::: Provided records

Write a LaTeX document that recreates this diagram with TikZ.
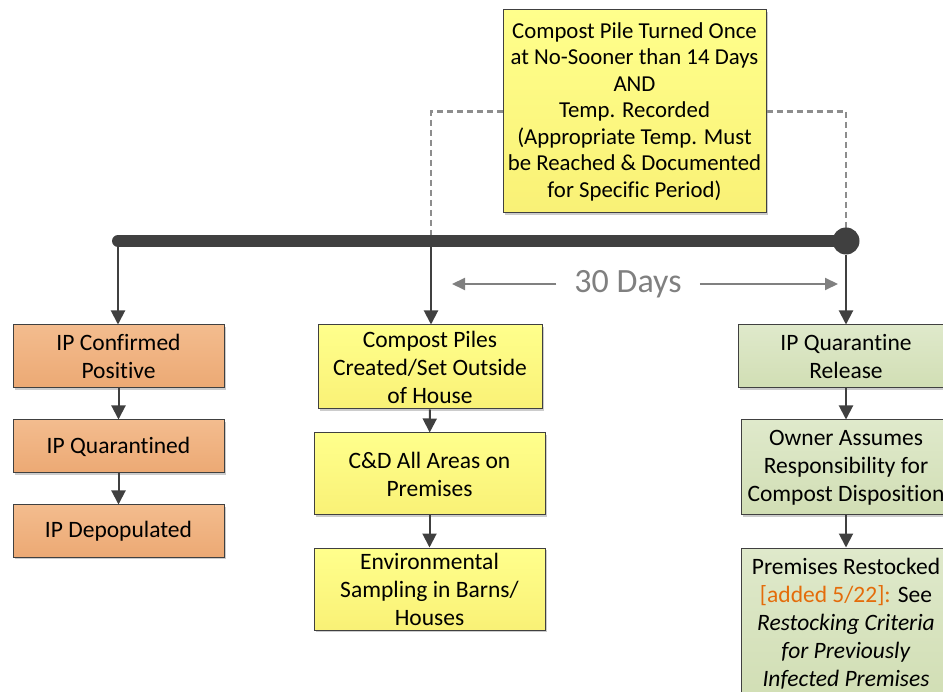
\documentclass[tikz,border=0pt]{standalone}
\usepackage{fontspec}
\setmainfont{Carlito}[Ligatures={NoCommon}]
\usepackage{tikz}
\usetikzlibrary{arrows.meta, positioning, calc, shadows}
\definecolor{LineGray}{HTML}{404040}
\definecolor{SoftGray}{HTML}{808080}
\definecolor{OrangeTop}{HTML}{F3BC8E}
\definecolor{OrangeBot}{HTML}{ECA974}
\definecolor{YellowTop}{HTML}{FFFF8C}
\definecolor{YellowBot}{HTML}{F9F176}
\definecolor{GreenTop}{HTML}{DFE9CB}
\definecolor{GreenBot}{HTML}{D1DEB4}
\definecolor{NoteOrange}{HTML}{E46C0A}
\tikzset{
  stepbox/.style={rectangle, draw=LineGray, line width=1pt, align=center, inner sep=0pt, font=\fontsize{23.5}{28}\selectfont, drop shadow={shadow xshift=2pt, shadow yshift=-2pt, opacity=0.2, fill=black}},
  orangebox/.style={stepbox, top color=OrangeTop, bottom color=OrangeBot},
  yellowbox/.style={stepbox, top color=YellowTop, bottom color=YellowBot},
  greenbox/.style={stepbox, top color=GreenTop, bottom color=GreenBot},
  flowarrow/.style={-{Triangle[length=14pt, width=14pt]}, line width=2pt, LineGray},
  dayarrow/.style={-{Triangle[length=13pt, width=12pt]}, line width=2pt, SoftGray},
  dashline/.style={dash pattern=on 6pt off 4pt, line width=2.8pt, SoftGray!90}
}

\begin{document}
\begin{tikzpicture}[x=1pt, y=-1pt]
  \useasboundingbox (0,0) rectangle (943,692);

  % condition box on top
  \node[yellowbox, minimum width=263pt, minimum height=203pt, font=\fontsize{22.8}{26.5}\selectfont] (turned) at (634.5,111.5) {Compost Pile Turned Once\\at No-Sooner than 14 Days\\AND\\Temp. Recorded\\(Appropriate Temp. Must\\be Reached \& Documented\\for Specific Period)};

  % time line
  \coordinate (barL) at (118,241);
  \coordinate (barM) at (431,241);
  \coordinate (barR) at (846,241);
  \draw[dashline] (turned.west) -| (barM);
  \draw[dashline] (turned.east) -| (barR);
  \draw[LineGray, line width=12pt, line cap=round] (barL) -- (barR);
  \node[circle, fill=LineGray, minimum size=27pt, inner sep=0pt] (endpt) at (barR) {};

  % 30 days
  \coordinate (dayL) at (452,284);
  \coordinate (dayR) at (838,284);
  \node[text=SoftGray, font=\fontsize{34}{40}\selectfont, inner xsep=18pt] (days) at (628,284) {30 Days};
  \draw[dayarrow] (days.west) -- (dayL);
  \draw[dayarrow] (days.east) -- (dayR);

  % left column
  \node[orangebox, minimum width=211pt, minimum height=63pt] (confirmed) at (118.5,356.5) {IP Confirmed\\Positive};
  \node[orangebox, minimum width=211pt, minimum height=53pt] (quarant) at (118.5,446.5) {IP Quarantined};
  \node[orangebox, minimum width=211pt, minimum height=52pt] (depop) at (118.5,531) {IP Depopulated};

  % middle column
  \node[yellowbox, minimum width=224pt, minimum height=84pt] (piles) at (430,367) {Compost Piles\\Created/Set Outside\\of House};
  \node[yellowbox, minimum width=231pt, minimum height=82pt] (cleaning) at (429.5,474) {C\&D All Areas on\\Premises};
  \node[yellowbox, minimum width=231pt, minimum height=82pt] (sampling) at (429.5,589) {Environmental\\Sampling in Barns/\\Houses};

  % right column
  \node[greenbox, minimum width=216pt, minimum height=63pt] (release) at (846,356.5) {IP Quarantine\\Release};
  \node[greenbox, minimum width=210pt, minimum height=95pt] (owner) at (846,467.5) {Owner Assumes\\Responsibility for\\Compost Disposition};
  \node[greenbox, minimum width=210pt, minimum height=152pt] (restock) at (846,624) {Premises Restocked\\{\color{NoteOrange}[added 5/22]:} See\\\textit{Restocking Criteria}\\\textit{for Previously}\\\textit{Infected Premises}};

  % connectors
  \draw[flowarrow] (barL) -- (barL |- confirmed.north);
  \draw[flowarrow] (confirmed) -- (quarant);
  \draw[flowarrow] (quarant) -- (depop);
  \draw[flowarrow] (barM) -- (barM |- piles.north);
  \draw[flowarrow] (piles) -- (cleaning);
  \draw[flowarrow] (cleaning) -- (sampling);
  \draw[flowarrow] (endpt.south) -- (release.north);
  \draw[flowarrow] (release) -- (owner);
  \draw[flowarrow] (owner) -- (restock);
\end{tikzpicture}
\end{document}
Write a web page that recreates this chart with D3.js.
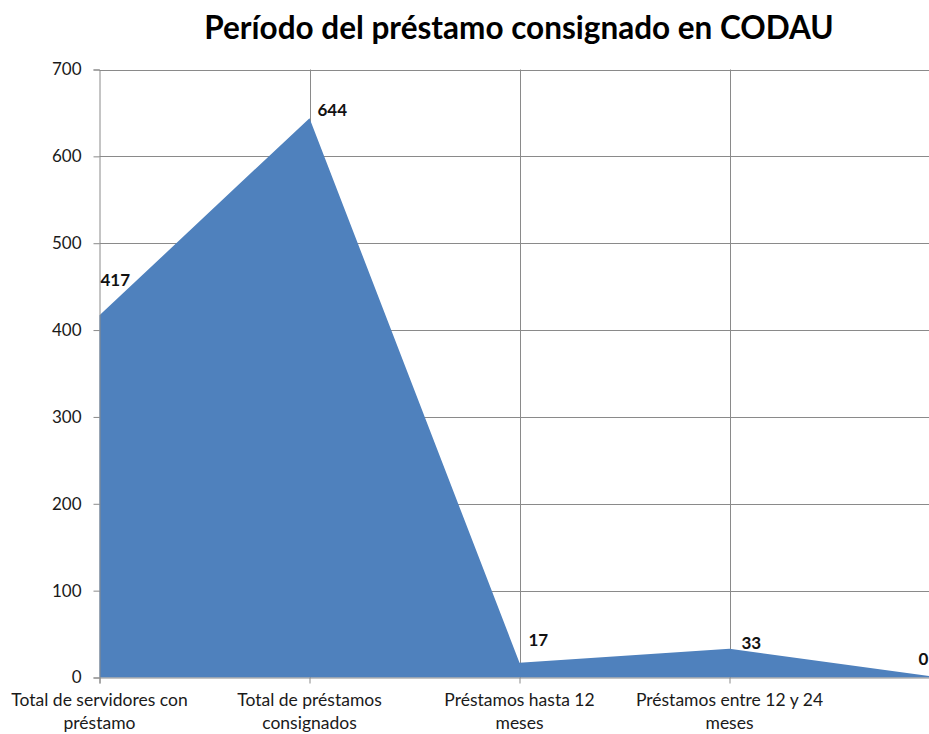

::::::

What needs to be done:
Reproduce every record word for word. The copy must contain no pictures.

Exercise solution:
Write a LaTeX document that recreates this diagram with TikZ.
\documentclass[tikz,border=0pt]{standalone}
\usepackage{fontspec}
\setmainfont{Carlito}[Ligatures={NoCommon}]
\usepackage{tikz}
\usetikzlibrary{arrows.meta, positioning, calc, shadows}
\definecolor{LineGray}{HTML}{404040}
\definecolor{SoftGray}{HTML}{808080}
\definecolor{OrangeTop}{HTML}{F3BC8E}
\definecolor{OrangeBot}{HTML}{ECA974}
\definecolor{YellowTop}{HTML}{FFFF8C}
\definecolor{YellowBot}{HTML}{F9F176}
\definecolor{GreenTop}{HTML}{DFE9CB}
\definecolor{GreenBot}{HTML}{D1DEB4}
\definecolor{NoteOrange}{HTML}{E46C0A}
\tikzset{
  stepbox/.style={rectangle, draw=LineGray, line width=1pt, align=center, inner sep=0pt, font=\fontsize{23.5}{28}\selectfont, drop shadow={shadow xshift=2pt, shadow yshift=-2pt, opacity=0.2, fill=black}},
  orangebox/.style={stepbox, top color=OrangeTop, bottom color=OrangeBot},
  yellowbox/.style={stepbox, top color=YellowTop, bottom color=YellowBot},
  greenbox/.style={stepbox, top color=GreenTop, bottom color=GreenBot},
  flowarrow/.style={-{Triangle[length=14pt, width=14pt]}, line width=2pt, LineGray},
  dayarrow/.style={-{Triangle[length=13pt, width=12pt]}, line width=2pt, SoftGray},
  dashline/.style={dash pattern=on 6pt off 4pt, line width=2.8pt, SoftGray!90}
}

\begin{document}
\begin{tikzpicture}[x=1pt, y=-1pt]
  \useasboundingbox (0,0) rectangle (943,692);

  % condition box on top
  \node[yellowbox, minimum width=263pt, minimum height=203pt, font=\fontsize{22.8}{26.5}\selectfont] (turned) at (634.5,111.5) {Compost Pile Turned Once\\at No-Sooner than 14 Days\\AND\\Temp. Recorded\\(Appropriate Temp. Must\\be Reached \& Documented\\for Specific Period)};

  % time line
  \coordinate (barL) at (118,241);
  \coordinate (barM) at (431,241);
  \coordinate (barR) at (846,241);
  \draw[dashline] (turned.west) -| (barM);
  \draw[dashline] (turned.east) -| (barR);
  \draw[LineGray, line width=12pt, line cap=round] (barL) -- (barR);
  \node[circle, fill=LineGray, minimum size=27pt, inner sep=0pt] (endpt) at (barR) {};

  % 30 days
  \coordinate (dayL) at (452,284);
  \coordinate (dayR) at (838,284);
  \node[text=SoftGray, font=\fontsize{34}{40}\selectfont, inner xsep=18pt] (days) at (628,284) {30 Days};
  \draw[dayarrow] (days.west) -- (dayL);
  \draw[dayarrow] (days.east) -- (dayR);

  % left column
  \node[orangebox, minimum width=211pt, minimum height=63pt] (confirmed) at (118.5,356.5) {IP Confirmed\\Positive};
  \node[orangebox, minimum width=211pt, minimum height=53pt] (quarant) at (118.5,446.5) {IP Quarantined};
  \node[orangebox, minimum width=211pt, minimum height=52pt] (depop) at (118.5,531) {IP Depopulated};

  % middle column
  \node[yellowbox, minimum width=224pt, minimum height=84pt] (piles) at (430,367) {Compost Piles\\Created/Set Outside\\of House};
  \node[yellowbox, minimum width=231pt, minimum height=82pt] (cleaning) at (429.5,474) {C\&D All Areas on\\Premises};
  \node[yellowbox, minimum width=231pt, minimum height=82pt] (sampling) at (429.5,589) {Environmental\\Sampling in Barns/\\Houses};

  % right column
  \node[greenbox, minimum width=216pt, minimum height=63pt] (release) at (846,356.5) {IP Quarantine\\Release};
  \node[greenbox, minimum width=210pt, minimum height=95pt] (owner) at (846,467.5) {Owner Assumes\\Responsibility for\\Compost Disposition};
  \node[greenbox, minimum width=210pt, minimum height=152pt] (restock) at (846,624) {Premises Restocked\\{\color{NoteOrange}[added 5/22]:} See\\\textit{Restocking Criteria}\\\textit{for Previously}\\\textit{Infected Premises}};

  % connectors
  \draw[flowarrow] (barL) -- (barL |- confirmed.north);
  \draw[flowarrow] (confirmed) -- (quarant);
  \draw[flowarrow] (quarant) -- (depop);
  \draw[flowarrow] (barM) -- (barM |- piles.north);
  \draw[flowarrow] (piles) -- (cleaning);
  \draw[flowarrow] (cleaning) -- (sampling);
  \draw[flowarrow] (endpt.south) -- (release.north);
  \draw[flowarrow] (release) -- (owner);
  \draw[flowarrow] (owner) -- (restock);
\end{tikzpicture}
\end{document}
Write a web page that recreates this chart with D3.js.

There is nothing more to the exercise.